Do we measure sparks by the fire they produce? By how they sprout tongues and feet, traveling miles, sometimes lighting a ring of fire so they’re back where they broke out?
What about the sparks that don’t empty themselves, that never find fuel, the ones that die after a single moment of brilliance?
And why don’t sparks have a longer shelf life? Why don’t they wait a moment longer before dying?
Sometimes I wonder if I have the spark, that last remnant of what you’d call, inspired magic. A few other times, I wonder if I am the spark, igniting a few around me. Today is one of those days, when I question such hypotheses.
And what if, right now, I’m swimming in a trench, equipped with gills and fins, moving with the current, or even against it?

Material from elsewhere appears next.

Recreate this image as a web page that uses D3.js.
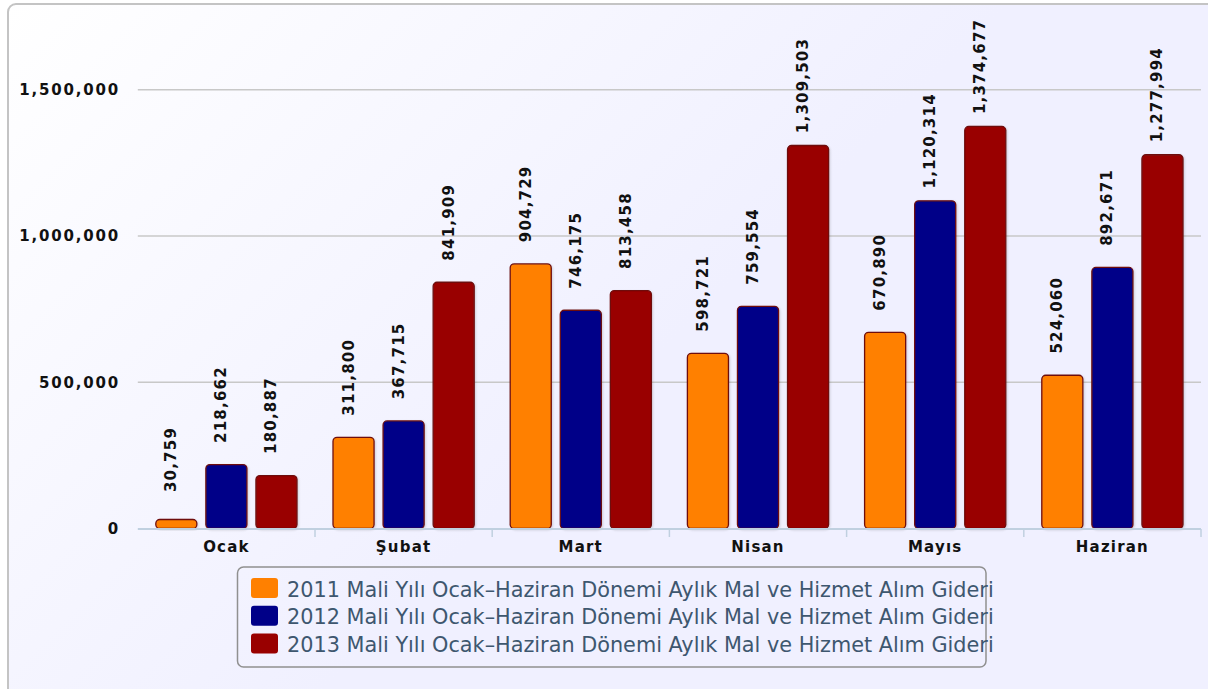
<!DOCTYPE html>
<html>
<head>
<meta charset="utf-8">
<script src="https://cdn.jsdelivr.net/npm/d3@7"></script>
<style>
  html, body { margin: 0; padding: 0; background: #fff; }
  svg { display: block; }
</style>
</head>
<body>
<div id="chart"></div>
<script>
const categories = ["Ocak", "Şubat", "Mart", "Nisan", "Mayıs", "Haziran"];
const seriesNames = [
    "2011 Mali Yılı Ocak–Haziran Dönemi Aylık Mal ve Hizmet Alım Gideri",
    "2012 Mali Yılı Ocak–Haziran Dönemi Aylık Mal ve Hizmet Alım Gideri",
    "2013 Mali Yılı Ocak–Haziran Dönemi Aylık Mal ve Hizmet Alım Gideri",
];
const values2011 = [30759, 311800, 904729, 598721, 670890, 524060];
const values2012 = [218662, 367715, 746175, 759554, 1120314, 892671];
const values2013 = [180887, 841909, 813458, 1309503, 1374677, 1277994];
const yTicks = [0, 500000, 1000000, 1500000];
const colori = ["#ff8000", "#000088", "#990000"];

const paintChart = () => {
    const width = 1208, height = 689;
    const fmt = d3.format(",");
    const series = [values2011, values2012, values2013];

    const svg = d3.select("#chart").append("svg")
        .attr("width", width)
        .attr("height", height);

    const defs = svg.append("defs");
    const grad = defs.append("linearGradient")
        .attr("id", "bg")
        .attr("gradientUnits", "userSpaceOnUse")
        .attr("x1", 8).attr("y1", 4).attr("x2", 508).attr("y2", 504);
    grad.append("stop").attr("offset", 0).attr("stop-color", "rgb(255,255,255)");
    grad.append("stop").attr("offset", 1).attr("stop-color", "rgb(240,240,255)");

    const shadow = defs.append("filter").attr("id", "shadow")
        .attr("x", "-20%").attr("y", "-20%").attr("width", "140%").attr("height", "140%");
    shadow.append("feDropShadow")
        .attr("dx", 1).attr("dy", 1).attr("stdDeviation", 1)
        .attr("flood-color", "#000").attr("flood-opacity", 0.15);

    // container
    svg.append("rect")
        .attr("x", 8).attr("y", 4)
        .attr("width", 1240).attr("height", 720)
        .attr("rx", 8)
        .attr("fill", "url(#bg)")
        .attr("stroke", "#c4c4c4")
        .attr("stroke-width", 2);

    const x = d3.scaleBand()
        .domain(categories)
        .range([137.8, 1201])
        .padding(0);

    const xs = d3.scaleBand()
        .domain([0, 1, 2])
        .range([18, x.bandwidth() - 18])
        .paddingInner(0.18);

    const y = d3.scaleLinear()
        .domain([0, 1500000])
        .range([528.5, 89.8]);

    // gridlines
    svg.append("g")
        .selectAll("line")
        .data(yTicks.filter(d => d > 0))
        .join("line")
        .attr("x1", 137.8).attr("x2", 1201)
        .attr("y1", d => y(d)).attr("y2", d => y(d))
        .attr("stroke", "#c8c8c8")
        .attr("stroke-width", 1.5);

    // y labels
    svg.append("g")
        .selectAll("text")
        .data(yTicks)
        .join("text")
        .attr("x", 120)
        .attr("y", d => y(d))
        .attr("dy", "0.35em")
        .attr("text-anchor", "end")
        .attr("font-family", "DejaVu Sans")
        .attr("font-weight", "bold")
        .attr("font-size", 15)
        .attr("letter-spacing", 1.8)
        .attr("fill", "#111")
        .text(d => fmt(d));

    // bars
    const groups = svg.append("g")
        .selectAll("g")
        .data(categories)
        .join("g")
        .attr("transform", d => `translate(${x(d)},0)`);

    groups.selectAll("rect")
        .data((c, i) => series.map((s, k) => ({ k, v: s[i] })))
        .join("rect")
        .attr("x", d => xs(d.k))
        .attr("y", d => y(d.v))
        .attr("width", xs.bandwidth())
        .attr("height", d => y(0) - y(d.v))
        .attr("rx", 4)
        .attr("fill", d => colori[d.k])
        .attr("stroke", "#6e1010")
        .attr("stroke-width", 1.3)
        .attr("filter", "url(#shadow)");

    // x axis
    const ax = svg.append("g");
    ax.append("line")
        .attr("x1", 137.8).attr("x2", 1201)
        .attr("y1", 529).attr("y2", 529)
        .attr("stroke", "#c0d0e0")
        .attr("stroke-width", 2);
    ax.selectAll("line.tick")
        .data(categories)
        .join("line")
        .attr("class", "tick")
        .attr("x1", d => x(d) + x.bandwidth())
        .attr("x2", d => x(d) + x.bandwidth())
        .attr("y1", 529).attr("y2", 537)
        .attr("stroke", "#c0d0e0")
        .attr("stroke-width", 1.5);
    ax.selectAll("text")
        .data(categories)
        .join("text")
        .attr("x", d => x(d) + x.bandwidth() / 2)
        .attr("y", 552)
        .attr("text-anchor", "middle")
        .attr("font-family", "DejaVu Sans")
        .attr("font-weight", "bold")
        .attr("font-size", 15)
        .attr("letter-spacing", 1.2)
        .attr("fill", "#111")
        .text(d => d);

    // data labels
    groups.selectAll("text")
        .data((c, i) => series.map((s, k) => ({ k, v: s[i] })))
        .join("text")
        .attr("transform", d => `translate(${xs(d.k) + xs.bandwidth() / 2},${y(d.v) - 60}) rotate(-90)`)
        .attr("text-anchor", "middle")
        .attr("font-family", "DejaVu Sans")
        .attr("font-weight", "bold")
        .attr("font-size", 15)
        .attr("letter-spacing", 1.2)
        .attr("fill", "#111")
        .text(d => fmt(d.v));

    // legend
    const lg = svg.append("g");
    lg.append("rect")
        .attr("x", 237.5).attr("y", 567)
        .attr("width", 748.5).attr("height", 100)
        .attr("rx", 6)
        .attr("fill", "none")
        .attr("stroke", "#909090")
        .attr("stroke-width", 1.5);
    const items = lg.selectAll("g")
        .data(seriesNames)
        .join("g")
        .attr("transform", (d, i) => `translate(0,${i * 27.8})`);
    items.append("rect")
        .attr("x", 251).attr("y", 578)
        .attr("width", 27).attr("height", 20)
        .attr("rx", 3)
        .attr("fill", (d, i) => colori[i]);
    items.append("text")
        .attr("x", 287).attr("y", 596.5)
        .attr("font-family", "DejaVu Sans")
        .attr("font-size", 20.8)
        .attr("fill", "#3e576f")
        .text(d => d);
};

document.addEventListener("DOMContentLoaded", paintChart);
</script>
</body>
</html>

What if I’m moving with blinkers on, my senses numbed, treating the fluid flesh of water like a skyful of air, expecting to breathe out fire, when what I need most, is to come to the surface, catch an eyeful of sunlight, and dive down to the trenches again, with that precisely timed whip of my tailfin?
What if fires could live in water too? What if they already do?
And who knows, someday, a fragment of a fire might leap off the rocks on land. It might slash its way through the waters and make its way to the trenches or float in limbo between the surface and the ocean bed.
As for me, I will keep swimming. I must be in good shape when I meet that red hot burst of red, floating or swimming. Or sinking.